Bene anche Would You Take My Blood, meglio ancora la scoppiettante Great Rain firmata dall’arzillo John Prine che, alla faccia dell’età e delle magagne, si concede un bel duetto con Sjemekia: le chitarre sono di nuovo di Perkins e Kimbrough, che passa poi alla National nella successiva Smoked Ham And Peaches, di nuovo della Gauthier, brano dalle atmosfere più intime che vede ospite Rihannon Giddens al banjo africano. Gran bella canzone.

Quasi rockabilly l’idea di base di Wrong Idea, altra composizione ben costruita e ancor meglio resa, con un indovinato inserimento del violino di Kenny Sears.

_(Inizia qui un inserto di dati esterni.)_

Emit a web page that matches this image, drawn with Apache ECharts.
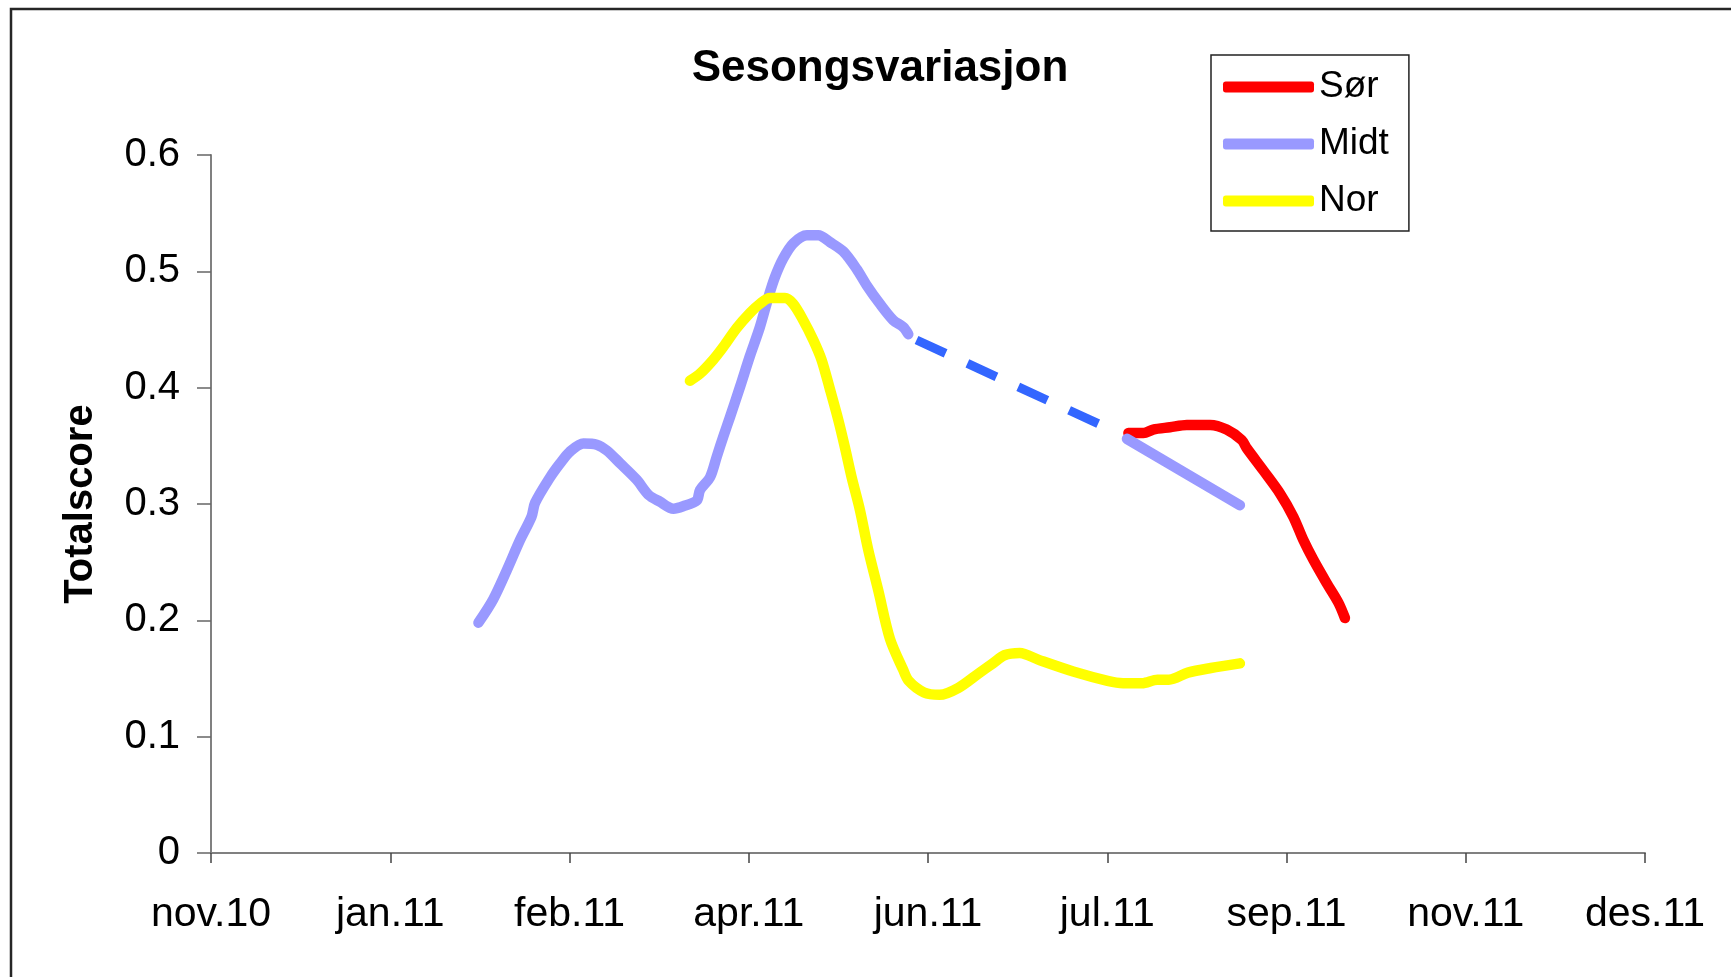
<!DOCTYPE html>
<html>
<head>
<meta charset="utf-8">
<script src="https://cdn.jsdelivr.net/npm/echarts@6/dist/echarts.min.js"></script>
<style>
  html, body { margin: 0; padding: 0; background: #fff; }
  #chart { width: 1731px; height: 977px; }
</style>
</head>
<body>
<div id="chart"></div>
<script>
// x values are days counted from 18 Nov 2010, ticks every 50 days
const xTickLabels = ['nov.10', 'jan.11', 'feb.11', 'apr.11', 'jun.11', 'jul.11', 'sep.11', 'nov.11', 'des.11'];
const yTickLabels = ['0', '0.1', '0.2', '0.3', '0.4', '0.5', '0.6'];

const sorData = [
  [255.9, 0.361], [260.1, 0.361], [262.8, 0.364], [267.5, 0.366], [272.2, 0.368],
  [278.7, 0.368], [283.3, 0.364], [287.5, 0.355], [288.9, 0.348], [293.5, 0.329],
  [298.2, 0.309], [301.9, 0.289], [304.7, 0.269], [307.5, 0.252], [311.2, 0.232],
  [314.5, 0.215], [316.3, 0.202]
];

const midtData = [
  [74.6, 0.198], [78.7, 0.218], [82.5, 0.243], [86.2, 0.269], [89.4, 0.289],
  [90.4, 0.301], [94.6, 0.323], [97.4, 0.335], [100.1, 0.345], [103.9, 0.352],
  [107.6, 0.351], [110.4, 0.346], [114.1, 0.335], [118.7, 0.321], [122.0, 0.308],
  [125.2, 0.302], [129.0, 0.296], [131.7, 0.298], [135.5, 0.303], [136.4, 0.312],
  [139.2, 0.323], [141.1, 0.341], [142.9, 0.358], [144.8, 0.375], [147.6, 0.401],
  [150.3, 0.427], [153.1, 0.452], [155.5, 0.478], [157.3, 0.495], [159.6, 0.511],
  [162.4, 0.524], [166.2, 0.531], [169.4, 0.531], [172.7, 0.525], [176.4, 0.517],
  [180.1, 0.502], [182.9, 0.488], [186.6, 0.472], [190.3, 0.458], [193.1, 0.452],
  [194.5, 0.446],
  null,
  [255.5, 0.356], [287.0, 0.299]
];

const gapData = [[196.8, 0.441], [247.5, 0.369]];

const norData = [
  [133.6, 0.406], [136.4, 0.412], [140.1, 0.424], [142.9, 0.435], [146.6, 0.451],
  [150.3, 0.464], [153.1, 0.472], [155.9, 0.477], [160.1, 0.477], [162.4, 0.472],
  [165.2, 0.458], [168.0, 0.441], [170.3, 0.424], [172.7, 0.398], [175.0, 0.372],
  [176.8, 0.349], [178.7, 0.323], [181.0, 0.295], [183.3, 0.261], [186.1, 0.226],
  [189.4, 0.184], [193.0, 0.158], [194.6, 0.148], [198.9, 0.138], [203.2, 0.136],
  [208.5, 0.142], [214.4, 0.155], [218.1, 0.163], [221.3, 0.170], [225.6, 0.172],
  [230.9, 0.166], [240.5, 0.156], [250.1, 0.148], [254.4, 0.146], [259.7, 0.146],
  [264.0, 0.149], [267.2, 0.149], [272.5, 0.155], [278.9, 0.159], [287.0, 0.163]
];

const font = '"Liberation Sans", Arial, sans-serif';

const chart = echarts.init(document.getElementById('chart'));

const lineSeries = (name, data, color) => ({
  name: name,
  type: 'line',
  data: data,
  showSymbol: false,
  symbol: 'none',
  smooth: 0.3,
  connectNulls: false,
  lineStyle: { color: color, width: 10.5, cap: 'round', join: 'round' },
  itemStyle: { color: color },
  emphasis: { disabled: true },
  z: 3
});

chart.setOption({
  animation: false,
  backgroundColor: '#fff',
  graphic: [
    {
      type: 'rect',
      shape: { x: 11, y: 9, width: 1780, height: 1020 },
      style: { fill: 'none', stroke: '#262626', lineWidth: 2.5 },
      silent: true
    },
    {
      type: 'text',
      x: 880,
      y: 69,
      style: {
        text: 'Sesongsvariasjon',
        font: 'bold 44px ' + font,
        fill: '#000',
        textAlign: 'center',
        textVerticalAlign: 'middle'
      }
    }
  ],
  legend: {
    data: ['Sør', 'Midt', 'Nor'],
    orient: 'vertical',
    left: 1211,
    top: 55,
    padding: [12, 20, 10, 12],
    itemWidth: 91,
    itemHeight: 11,
    itemGap: 17,
    icon: 'roundRect',
    borderColor: '#222',
    borderWidth: 1.5,
    backgroundColor: '#fff',
    textStyle: { fontFamily: font, fontSize: 37, color: '#000', lineHeight: 40 }
  },
  grid: { left: 211, right: 86, top: 155, bottom: 124 },
  xAxis: {
    type: 'value',
    min: 0,
    max: 400,
    interval: 50,
    axisLine: { lineStyle: { color: '#808080', width: 2 } },
    axisTick: { length: 10, lineStyle: { color: '#444', width: 1.5 } },
    splitLine: { show: false },
    axisLabel: {
      margin: 41,
      fontFamily: font,
      fontSize: 41,
      color: '#000',
      formatter: v => xTickLabels[Math.round(v / 50)]
    }
  },
  yAxis: {
    type: 'value',
    min: 0,
    max: 0.6,
    interval: 0.1,
    name: 'Totalscore',
    nameLocation: 'middle',
    nameGap: 110,
    nameTextStyle: { fontFamily: font, fontSize: 40, fontWeight: 'bold', color: '#000' },
    axisLine: { show: true, lineStyle: { color: '#808080', width: 2 } },
    axisTick: { show: true, length: 14, lineStyle: { color: '#666', width: 1.5 } },
    splitLine: { show: false },
    axisLabel: {
      margin: 31,
      fontFamily: font,
      fontSize: 40,
      color: '#000',
      formatter: v => yTickLabels[Math.round(v * 10)]
    }
  },
  series: [
    lineSeries('Sør', sorData, '#ff0000'),
    lineSeries('Midt', midtData, '#9999ff'),
    lineSeries('Nor', norData, '#ffff00'),
    {
      name: 'gap',
      type: 'line',
      data: gapData,
      symbol: 'none',
      lineStyle: { color: '#3366ff', width: 9, type: [32, 24], cap: 'butt' },
      emphasis: { disabled: true },
      z: 2
    }
  ]
});
</script>
</body>
</html>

Con Promised Myself scatta il doveroso omaggio della Copeland al padre Johnny, che ne è l’autore: il rock lascia lo spazio ad una soul ballad, intensa, lenta, avvolgente, bella, con tanto di cameo di Steve Cropper alla chitarra.

Di nuovo rock è invece l’atmosfera di In The Blood Of The Blues, mentre Such A Pretty Flame è un blues notturno e urbano che non starebbe male nei titoli di testa di un Bond-movie, con la pedal steel di Perkins che ulula nell’oscurità duettando con la solista del producer.

Buona anche One I Love, con l’armonica di J.D. Wilkes, molto ben cantata, come del resto anche la riproposta della kinksiana I’m Not Like Everybody Else che in questa lettura ci ricorda quanto americani fossero Ray Davies e soci già nel 1965 quando il brano debuttò su Kinkdom.

La chiusura è intima, solo la Copeland quasi in chiave a cappella, non fosse per l’intro di Kimbrough, alle prese con la ninna nanna Go To Sleep Little Baby.